Well my end goal is to accurately simulate the sound of certian engines using mathmetical anynalsis of what makes, say a boss 302 sound different than a toyota 4cyl. I want to find out how and why engines sound so different throughout the rev range. I thought if i could simulate the flow, compression, expansion, and escape of air through the engine cycle, then with the end result find out what the sound SHOULD be. Im thinking its a long shot but if i have a sound sample at say 500 rpm, and i know the flow/pressure through the engine at that speed, then i was hoping to simulate it at 5000rpm and see the change, and ajust the sound sample accordingly. However not through an entire exhaust system, only through racecars with strightpipes. I want it to be so accurate, that it sends chills down your spine it sounds so real.
flow simulation isn't a good fit here. to simulate suck, squish, bang, blow you need moving mesh and combustion. neither of those are features of flow simulation.
also, it sounds like you really need to be looking at something that handles acoustic modeling. also outside the scope of flow simulation.
and then in the long run, to get the "sound" to be accurate, you need an accurate engine model, accurate model of the enclosure it is in..etc...etc.

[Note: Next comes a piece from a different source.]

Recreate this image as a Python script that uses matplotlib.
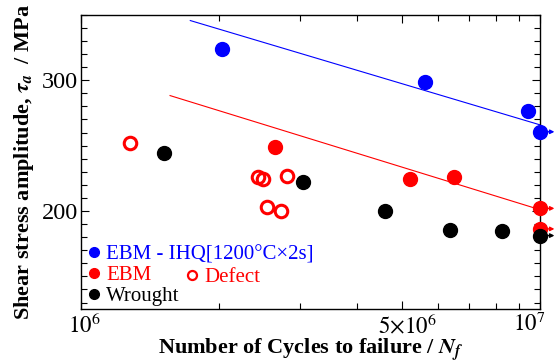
import numpy as np
import matplotlib.pyplot as plt
import matplotlib.transforms as mtransforms
from matplotlib.lines import Line2D
from matplotlib.ticker import FixedLocator, NullFormatter, MultipleLocator

plt.rcParams['font.family'] = ['Liberation Serif', 'DejaVu Serif']
plt.rcParams['mathtext.fontset'] = 'stix'

# data (cycles to failure, shear stress amplitude in MPa)
ihq_n = [2.03e6, 5.62e6, 9.42e6]
ihq_s = [324, 299, 276.5]
ihq_runout_n = [1e7]
ihq_runout_s = [260.6]

ebm_n = [2.65e6, 5.21e6, 6.5e6]
ebm_s = [249.2, 224.2, 225.8]
ebm_runout_n = [1e7, 1e7]
ebm_runout_s = [202, 186.3]

defect_n = [1.28e6, 2.43e6, 2.49e6, 2.81e6, 2.54e6, 2.73e6]
defect_s = [252.3, 225.8, 224.2, 226.5, 203, 200]

wrought_n = [1.52e6, 3.05e6, 4.6e6, 6.37e6, 8.25e6]
wrought_s = [244.7, 222, 200, 185.8, 184.5]
wrought_runout_n = [1e7]
wrought_runout_s = [181.2]

ihq_fit_n = [1.73e6, 1e7]
ihq_fit_s = [345.7, 265.9]
ebm_fit_n = [1.563e6, 1e7]
ebm_fit_s = [288.3, 201]

x_ticks = [1e6, 5e6, 1e7]
x_ticklabels = ['$10^6$', r'$5{\times}10^6$', '$10^7$']

blue = '#0000ff'
red = '#ff0000'
black = '#000000'

fig = plt.figure(figsize=(5.55, 3.64), dpi=100)
ax = fig.add_axes([0.146, 0.151, 0.827, 0.808])

ax.plot(ihq_fit_n, ihq_fit_s, color=blue, lw=0.8)
ax.plot(ebm_fit_n, ebm_fit_s, color=red, lw=0.8)

ms = 10
ax.plot(ihq_n + ihq_runout_n, ihq_s + ihq_runout_s, 'o', color=blue, ms=ms, clip_on=False, zorder=3)
ax.plot(ebm_n + ebm_runout_n, ebm_s + ebm_runout_s, 'o', color=red, ms=ms, clip_on=False, zorder=3)
ax.plot(defect_n, defect_s, 'o', mfc='none', mec=red, mew=2.2, ms=9, zorder=3)
ax.plot(wrought_n + wrought_runout_n, wrought_s + wrought_runout_s, 'o', color=black, ms=ms, clip_on=False, zorder=4)

# runout arrows
for xs, ys, c in [(ihq_runout_n, ihq_runout_s, blue), (ebm_runout_n, ebm_runout_s, red),
                  (wrought_runout_n, wrought_runout_s, black)]:
    for x, y in zip(xs, ys):
        ax.annotate('', xy=(x * 1.075, y), xytext=(x, y),
                    arrowprops=dict(arrowstyle='-|>', color=c, lw=1, mutation_scale=6,
                                    shrinkA=0, shrinkB=0),
                    annotation_clip=False, zorder=2)

ax.set_xscale('log')
ax.set_xlim(1e6, 1e7)
ax.set_ylim(125, 350)
ax.xaxis.set_major_locator(FixedLocator(x_ticks))
ax.set_xticklabels(x_ticklabels)
ax.xaxis.set_minor_locator(FixedLocator([2e6, 3e6, 4e6, 6e6, 7e6, 8e6, 9e6]))
ax.xaxis.set_minor_formatter(NullFormatter())
ax.yaxis.set_major_locator(FixedLocator([200, 300]))
ax.yaxis.set_minor_locator(MultipleLocator(10))

ax.tick_params(which='both', direction='in', top=True, right=True, width=0.8)
ax.tick_params(which='major', length=6)
ax.tick_params(which='minor', length=4)
ax.tick_params(axis='x', pad=3, labelsize=16.5)
ax.tick_params(axis='y', pad=2, labelsize=17.5)
for s in ax.spines.values():
    s.set_linewidth(1)

# nudge the x tick labels like in the original
for lab, dx in zip(ax.get_xticklabels(), [3, 6, -11]):
    lab.set_transform(lab.get_transform() + mtransforms.ScaledTranslation(dx / 100, 0, fig.dpi_scale_trans))

ax.set_xlabel(r'Number of Cycles to failure / $\mathbfit{N}_{\mathbfit{f}}$', fontsize=16,
              fontweight='bold', labelpad=-1)
ax.set_ylabel(r'Shear stress amplitude, $\mathbfit{\tau}_{\mathbfit{a}}$  / MPa', fontsize=16,
              fontweight='bold', labelpad=4)

h1 = Line2D([], [], marker='o', ls='none', color=blue, ms=7)
h2 = Line2D([], [], marker='o', ls='none', color=red, ms=7)
h3 = Line2D([], [], marker='o', ls='none', color=black, ms=7)
leg = ax.legend([h1, h2, h3], ['EBM - IHQ[1200°C×2s]', 'EBM', 'Wrought'],
                loc='lower left', frameon=False, fontsize=15, handletextpad=0.15,
                handlelength=0.9, borderaxespad=0.05, labelspacing=0.05,
                labelcolor=[blue, red, black], borderpad=0.1)
ax.add_artist(leg)
h4 = Line2D([], [], marker='o', ls='none', mfc='none', mec=red, mew=1.6, ms=6.5)
ax.legend([h4], ['Defect'], loc='lower left', bbox_to_anchor=(0.222, 0.075), frameon=False,
          fontsize=15, handletextpad=0.15, handlelength=0.9, borderaxespad=0,
          labelcolor=[red], borderpad=0)

fig.savefig('out.png', dpi=100)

seems to me that if you want it to be closer, you need do some high def recordings and then write an algorithm that generates the "Transient" sound based on the game current conditions.
also, i don't imagine what you're talking about doing is unique. i'm sure the guys making games right now have spent thousands of dollars to do what you're talking about and either have come to the conclusion that gamers don't need/want it or it costs way too much to do properly. for me i'm the latter, but also have the opportunity to get out on my motorcycle or car on the track and hear it first hand.
Does SW CFD simulate open ended systems?
What do you mean by open ended systems?
Something like channel flow, flow in a river that is open at the surface, nope. You'd have to put a lid on it and a real wall.
Something like a nozzle spraying into the environment, yep as long as the fluids are the same species.
Simulia ABAQUS can do acoustic simulation.